Joseph Lipper8/26/2020 4:00 pm
Jacob, the way the OCA is structured, ROCOR could even keep its hierarchy mostly intact (at least in U.S. and Canada). I actually really like ROCOR. I think it's a shame though that Moscow Patriarchate is not interested in encouraging an OCA-ROCOR merger. It tells me that Moscow Patriarchate is not interested in Orthodox unity in the U.S.
Michael8/26/2020 9:56 am
Re: Joseph Lipper - There is a very simple and straightforward reason why ROCOR could not simply join the OCA even if it wanted to: ROCOR has parishes all over the world (as its name implies), while the OCA is only for North America (as its name implies).

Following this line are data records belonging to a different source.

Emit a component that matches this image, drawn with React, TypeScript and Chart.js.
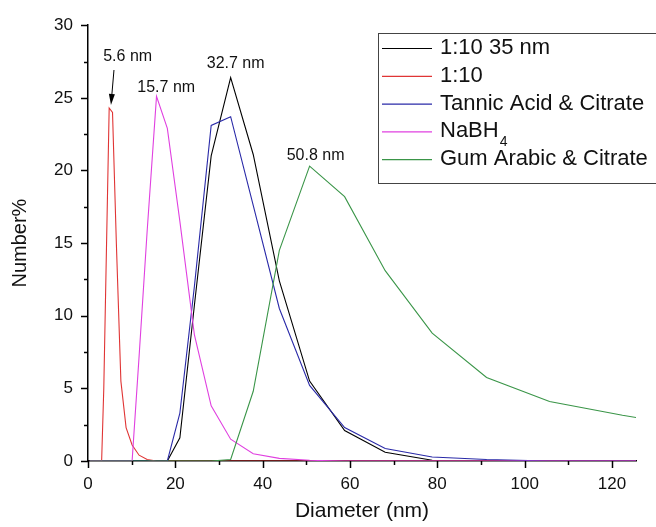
import React, { useEffect, useRef } from 'react';
import { Chart, registerables } from 'chart.js';

Chart.register(...registerables);

// Particle diameter bins (nm)
const sizes = [
  0.4, 0.4632, 0.5365, 0.6213, 0.7195, 0.8332, 0.9649, 1.117, 1.294, 1.499,
  1.736, 2.01, 2.328, 2.696, 3.122, 3.615, 4.187, 4.849, 5.615, 6.503,
  7.531, 8.721, 10.1, 11.7, 13.54, 15.69, 18.17, 21.04, 24.36, 28.21,
  32.67, 37.84, 43.82, 50.75, 58.77, 68.06, 78.82, 91.28, 105.7, 122.4, 141.8,
];

// Number% per bin
const ratio35 = [
  0, 0, 0, 0, 0, 0, 0, 0, 0, 0,
  0, 0, 0, 0, 0, 0, 0, 0, 0, 0,
  0, 0, 0, 0, 0, 0, 0, 1.6, 10.7, 21.0,
  26.4, 21.1, 12.4, 5.5, 2.1, 0.6, 0.05, 0, 0, 0, 0,
];
const ratio110 = [
  0, 0, 0, 0, 0, 0, 0, 0, 0, 0,
  0, 0, 0, 0, 0, 5.0, 14.0, 24.3, 24.0, 14.9,
  5.5, 2.3, 1.1, 0.4, 0.1, 0, 0, 0, 0, 0,
  0, 0, 0, 0, 0, 0, 0, 0, 0, 0, 0,
];
const tannicCitrate = [
  0, 0, 0, 0, 0, 0, 0, 0, 0, 0,
  0, 0, 0, 0, 0, 0, 0, 0, 0, 0,
  0, 0, 0, 0, 0, 0, 0, 3.3, 12.0, 23.1,
  23.7, 17.6, 10.5, 5.2, 2.3, 0.86, 0.28, 0.1, 0, 0, 0,
];
const nabh4 = [
  0, 0, 0, 0, 0, 0, 0, 0, 0, 0,
  0, 0, 0, 0, 0, 0, 0, 0, 0, 0,
  0, 0, 0, 7.2, 15.8, 25.1, 22.9, 16.5, 8.7, 3.8,
  1.5, 0.5, 0.18, 0.05, 0, 0, 0, 0, 0, 0, 0,
];
const gumArabicCitrate = [
  0, 0, 0, 0, 0, 0, 0, 0, 0, 0,
  0, 0, 0, 0, 0, 0, 0, 0, 0, 0,
  0, 0, 0, 0, 0, 0, 0, 0, 0, 0,
  0.1, 4.8, 14.5, 20.3, 18.2, 13.1, 8.8, 5.75, 4.1, 3.15, 2.2,
];

const seriesLabels = ['1:10 35 nm', '1:10', 'Tannic Acid & Citrate', 'NaBH4', 'Gum Arabic & Citrate'];
const seriesValues = [ratio35, ratio110, tannicCitrate, nabh4, gumArabicCitrate];
const seriesColors = ['#000000', '#e03535', '#2a2aa8', '#e040e0', '#3a9548'];
const subscriptLabels: Record<string, [string, string]> = { NaBH4: ['NaBH', '4'] };

// peak annotations: series index, bin index of peak, text
const peakSeries = [1, 3, 0, 4];
const peakBins = [17, 25, 30, 33];
const peakTexts = ['5.6 nm', '15.7 nm', '32.7 nm', '50.8 nm'];
const peakOffsets = [[18.5, -51], [9.7, -8.5], [5, -13.5], [6, -10.5]];
const arrowSeriesIdx = 0; // index into peak arrays that has an arrow

const xTitle = 'Diameter (nm)';
const yTitle = 'Number%';

const FONT = '"Liberation Sans", Arial, sans-serif';

const decorPlugin = {
  id: 'decor',
  afterDraw(chart: any) {
    const { ctx, chartArea } = chart;
    const xs = chart.scales.x;
    const ys = chart.scales.y;
    ctx.save();
    // tick marks
    ctx.strokeStyle = '#000';
    ctx.lineWidth = 1.5;
    const xStep = 20;
    for (let v = 0; v <= xs.max + 1e-9; v += xStep / 2) {
      const px = Math.round(xs.getPixelForValue(v)) + 0.5;
      const major = Math.abs(v / xStep - Math.round(v / xStep)) < 1e-6;
      ctx.beginPath();
      ctx.moveTo(px, chartArea.bottom);
      ctx.lineTo(px, chartArea.bottom + (major ? 7 : 4));
      ctx.stroke();
    }
    const yStep = 5;
    for (let v = 0; v <= ys.max + 1e-9; v += yStep / 2) {
      const py = Math.round(ys.getPixelForValue(v)) + 0.5;
      const major = Math.abs(v / yStep - Math.round(v / yStep)) < 1e-6;
      ctx.beginPath();
      ctx.moveTo(chartArea.left, py);
      ctx.lineTo(chartArea.left - (major ? 7 : 4), py);
      ctx.stroke();
    }

    // peak annotations
    ctx.fillStyle = '#111';
    ctx.font = `16px ${FONT}`;
    ctx.textAlign = 'center';
    ctx.textBaseline = 'middle';
    peakSeries.forEach((si, k) => {
      const b = peakBins[k];
      const px = xs.getPixelForValue(sizes[b]);
      const py = ys.getPixelForValue(seriesValues[si][b]);
      const [ox, oy] = peakOffsets[k];
      ctx.fillText(peakTexts[k], px + ox, py + oy);
      if (k === arrowSeriesIdx) {
        const sx = px + 4.8, sy = py - 38;
        const ex = px + 1.8, ey = py - 3;
        const ang = Math.atan2(ey - sy, ex - sx);
        const hl = 11, hw = 3;
        const bx = ex - hl * Math.cos(ang), by = ey - hl * Math.sin(ang);
        ctx.strokeStyle = '#000';
        ctx.lineWidth = 1;
        ctx.beginPath();
        ctx.moveTo(sx, sy);
        ctx.lineTo(bx, by);
        ctx.stroke();
        ctx.fillStyle = '#000';
        ctx.beginPath();
        ctx.moveTo(ex, ey);
        ctx.lineTo(bx + hw * Math.sin(ang), by - hw * Math.cos(ang));
        ctx.lineTo(bx - hw * Math.sin(ang), by + hw * Math.cos(ang));
        ctx.closePath();
        ctx.fill();
        ctx.fillStyle = '#111';
      }
    });

    // legend
    const lx = 378.5, ly = 33.5, lw = 300, lh = 150;
    ctx.fillStyle = '#fff';
    ctx.fillRect(lx, ly, lw, lh);
    ctx.strokeStyle = '#444';
    ctx.lineWidth = 1;
    ctx.strokeRect(lx, ly, lw, lh);
    ctx.textAlign = 'left';
    ctx.textBaseline = 'middle';
    chart.data.datasets.forEach((ds: any, i: number) => {
      const ry = 48 + i * 27.8;
      ctx.strokeStyle = ds.borderColor;
      ctx.lineWidth = 1.2;
      ctx.beginPath();
      ctx.moveTo(382, ry + 0.5);
      ctx.lineTo(432, ry + 0.5);
      ctx.stroke();
      ctx.fillStyle = '#111';
      ctx.font = `22px ${FONT}`;
      const sub = subscriptLabels[ds.label];
      if (sub) {
        ctx.fillText(sub[0], 440, ry);
        const w = ctx.measureText(sub[0]).width;
        ctx.font = `14px ${FONT}`;
        ctx.fillText(sub[1], 440 + w + 1, ry + 11);
      } else {
        ctx.fillText(ds.label, 440, ry);
      }
    });
    ctx.restore();
  },
};

export default function App() {
  const canvasRef = useRef<HTMLCanvasElement>(null);

  useEffect(() => {
    if (!canvasRef.current) return;
    const datasets = seriesLabels.map((label, i) => ({
      label,
      data: sizes.map((s, j) => ({ x: s, y: seriesValues[i][j] })),
      borderColor: seriesColors[i],
      backgroundColor: seriesColors[i],
      borderWidth: 1.1,
      pointRadius: 0,
      tension: 0,
      fill: false,
      order: seriesLabels.length - i,
    }));
    const chart = new Chart(canvasRef.current, {
      type: 'line',
      data: { datasets },
      options: {
        animation: false,
        responsive: false,
        events: [],
        layout: { padding: { top: 21, right: 20, left: 0, bottom: 0 } },
        plugins: { legend: { display: false }, tooltip: { enabled: false } },
        scales: {
          x: {
            type: 'linear',
            min: 0,
            max: 125.5,
            afterFit: (s: any) => { s.height = 66; },
            grid: { display: false, drawTicks: false },
            border: { display: true, color: '#000', width: 1.5 },
            ticks: {
              stepSize: 20,
              includeBounds: false,
              padding: 13,
              color: '#111',
              font: { family: FONT, size: 17 },
              maxRotation: 0,
            },
            title: {
              display: true,
              text: xTitle,
              color: '#111',
              font: { family: FONT, size: 21 },
              padding: { top: 0, bottom: 3 },
            },
          },
          y: {
            type: 'linear',
            min: 0,
            max: 30,
            afterFit: (s: any) => { s.width = 88; },
            grid: { display: false, drawTicks: false },
            border: { display: true, color: '#000', width: 1.5 },
            ticks: {
              stepSize: 5,
              includeBounds: false,
              padding: 15,
              color: '#111',
              font: { family: FONT, size: 17 },
            },
            title: {
              display: true,
              text: yTitle,
              color: '#111',
              font: { family: FONT, size: 20 },
              padding: { top: 8, bottom: 0 },
            },
          },
        },
      },
      plugins: [decorPlugin],
    } as any);
    return () => chart.destroy();
  }, []);

  return (
    <div style={{ position: 'fixed', left: 0, top: 0, width: 656, height: 527, background: '#fff' }}>
      <canvas ref={canvasRef} width={656} height={527} style={{ display: 'block' }} />
    </div>
  );
}
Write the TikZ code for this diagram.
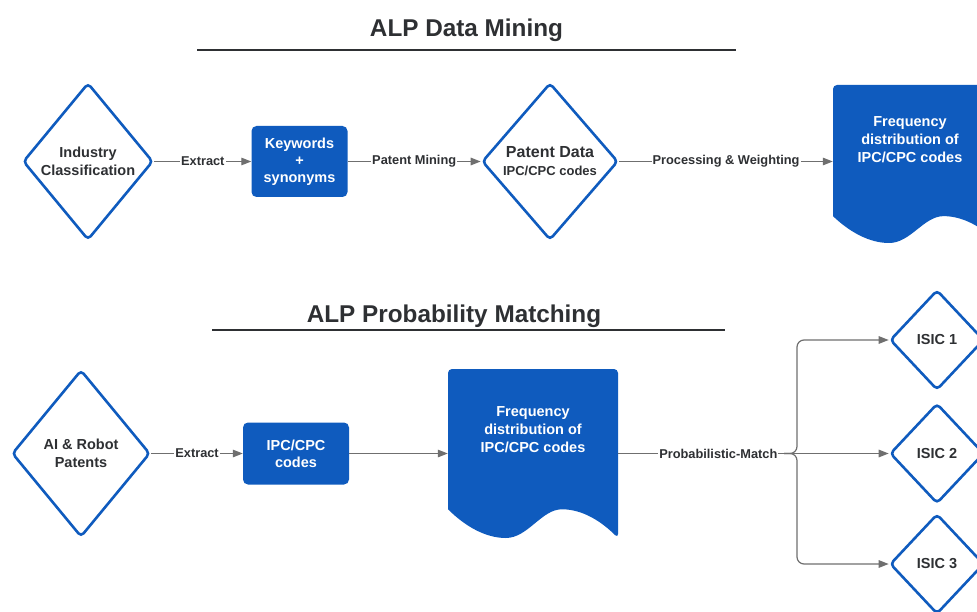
\documentclass[tikz,border=0pt]{standalone}
\usepackage{fontspec}
\setmainfont{Liberation Sans}
\usetikzlibrary{shapes.geometric,arrows.meta,calc}
\definecolor{blu}{HTML}{0F5BBE}
\definecolor{txt}{HTML}{2E3033}
\definecolor{arr}{HTML}{6F6F6F}
\newcommand\mydocshape[4]{%
  \begin{scope}[shift={(#1,#2)}]
    \fill[blu, rounded corners=4pt] (0,{.83*#4}) -- (0,0) -- (#3,0) -- (#3,#4) [sharp corners]
      .. controls ({.9*#3},{.9*#4}) and ({.79*#3},{.83*#4}) .. ({.67*#3},{.83*#4})
      .. controls ({.55*#3},{.83*#4}) and ({.47*#3},#4) .. ({.34*#3},#4)
      .. controls ({.22*#3},#4) and ({.1*#3},{.93*#4}) .. (0,{.83*#4}) -- cycle;
  \end{scope}}
\begin{document}
\begin{tikzpicture}[x=1pt,y=-1pt,
  dia/.style={diamond, draw=blu, line width=2.6pt, fill=white, rounded corners=4pt, inner sep=0pt,
    align=center, font=\bfseries\fontsize{14.5}{18}\selectfont, text=txt},
  bbox/.style={rectangle, fill=blu, rounded corners=5pt, align=center, text=white,
    font=\bfseries\fontsize{14.5}{17}\selectfont, inner sep=0pt},
  conn/.style={draw=arr, line width=1.2pt, -{Triangle[length=10pt,width=7.5pt]}},
  lbl/.style={fill=white, text=txt, font=\bfseries\fontsize{12.8}{14}\selectfont, inner sep=1pt},
  ttl/.style={text=txt, font=\bfseries\fontsize{24.3}{28}\selectfont, inner sep=0pt},
  rule/.style={draw=txt, line width=1.4pt},
  docbox/.style={rectangle, inner sep=0pt, draw=none},
  doctext/.style={text=white, align=center, font=\bfseries\fontsize{14.5}{18}\selectfont, inner sep=0pt}
]
\clip (0,0) rectangle (977,612);
\fill[white] (0,0) rectangle (977,612);

% ---------- Titles ----------
\node[ttl, anchor=base] (t1) at (466.5,37) {ALP Data Mining};
\coordinate (r1a) at (197,50); \coordinate (r1b) at (736,50);
\draw[rule] (r1a) -- (r1b);
\node[ttl, anchor=base] (t2) at (454,322.5) {ALP Probability Matching};
\coordinate (r2a) at (212,330); \coordinate (r2b) at (725,330);
\draw[rule] (r2a) -- (r2b);

% ---------- Top row ----------
\node[dia, minimum width=130pt, minimum height=157pt] (ic) at (88,161.5) {Industry\\Classification};
\node[bbox, minimum width=96pt, minimum height=71pt] (kw) at (299.5,161.5) {Keywords\\+\\synonyms};
\node[dia, minimum width=136pt, minimum height=157pt] (pd) at (550,161.5)
  {{\fontsize{16}{18}\selectfont Patent Data}\\{\fontsize{13}{15}\selectfont IPC/CPC codes}};
\mydocshape{833}{85}{165}{158}
\node[docbox, minimum width=165pt, minimum height=158pt] (doc1) at (915.5,164) {};
\node[doctext] (doc1t) at (910,139.5) {Frequency\\distribution of\\IPC/CPC codes};

\draw[conn] (ic) -- node[lbl]{Extract} (kw);
\draw[conn] (kw) -- node[lbl]{Patent Mining} (pd);
\draw[conn] (pd.east) -- node[lbl]{Processing \& Weighting} (pd.east -| doc1.west);

% ---------- Bottom row ----------
\node[dia, minimum width=138pt, minimum height=167pt] (ai) at (81,453.5) {AI \& Robot\\Patents};
\node[bbox, minimum width=106pt, minimum height=62pt] (ipc) at (296,453.5) {IPC/CPC\\codes};
\mydocshape{448}{369}{170}{169}
\node[docbox, minimum width=170pt, minimum height=169pt] (doc2) at (533,453.5) {};
\node[doctext] (doc2t) at (533,430) {Frequency\\distribution of\\IPC/CPC codes};

\node[dia, minimum width=94pt, minimum height=100pt] (s1) at (937,340) {ISIC 1};
\node[dia, minimum width=94pt, minimum height=100pt] (s2) at (937,453.5) {ISIC 2};
\node[dia, minimum width=94pt, minimum height=100pt] (s3) at (937,564) {ISIC 3};

\draw[conn] (ai) -- node[lbl]{Extract} (ipc);
\draw[conn] (ipc) -- (doc2);
\draw[conn] (doc2.east) -- node[lbl, pos=0.37]{Probabilistic-Match} (s2);
\coordinate (j) at (784,453.5);
\coordinate (b) at (797,453.5);
\draw[conn, rounded corners=7pt] (j) -- (b) |- (s1.west);
\draw[conn, rounded corners=7pt] (j) -- (b) |- (s3.west);
\end{tikzpicture}
\end{document}
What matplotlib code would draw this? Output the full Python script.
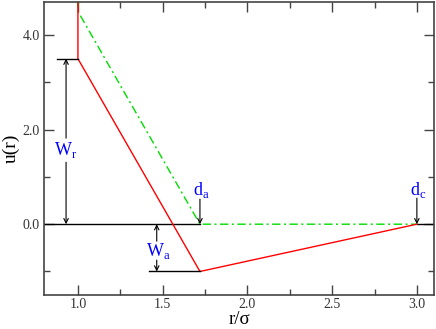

In the event of a merger, what happens to the ROCOR parishes in Europe, Asia, Australia, etc.? It's unlikely that they would want to be part of an explicitly *American* Church. This worldwide nature of ROCOR is the reason why it can't simply merge into anything right now. There would need to be a rather complex web of agreements, whereby the American part of ROCOR does one thing, the Australian part does another, and so on.
Jacob8/26/2020 9:32 am
Joseph Lipper: Do you really think that Fr. John is going to go into all the details here of why the ROCOR does not "join" the OCA? You are either naive or one of those OCA true believers who can't own up to the fact that the OCA synod is very problematic. Or you have a chip on your shoulder against the ROCOR.
Joseph Lipper8/26/2020 5:17 am
Father John writes that there are OCA parishes very close to ROCOR in ethos, and others that are not. In other words, it's entirely possible for a ROCOR parish to function inside of the OCA. There are Old Calendar and Slavonic parishes in the OCA, and the current OCA hierarchy has no interest in trying to "modernize" them. I would say it's currently quite the opposite. Father John has provided no concrete reason for ROCOR not joining the OCA, except that they don't want to.
Reader J8/25/2020 6:02 pm
Fr. John: clear and concise as ever.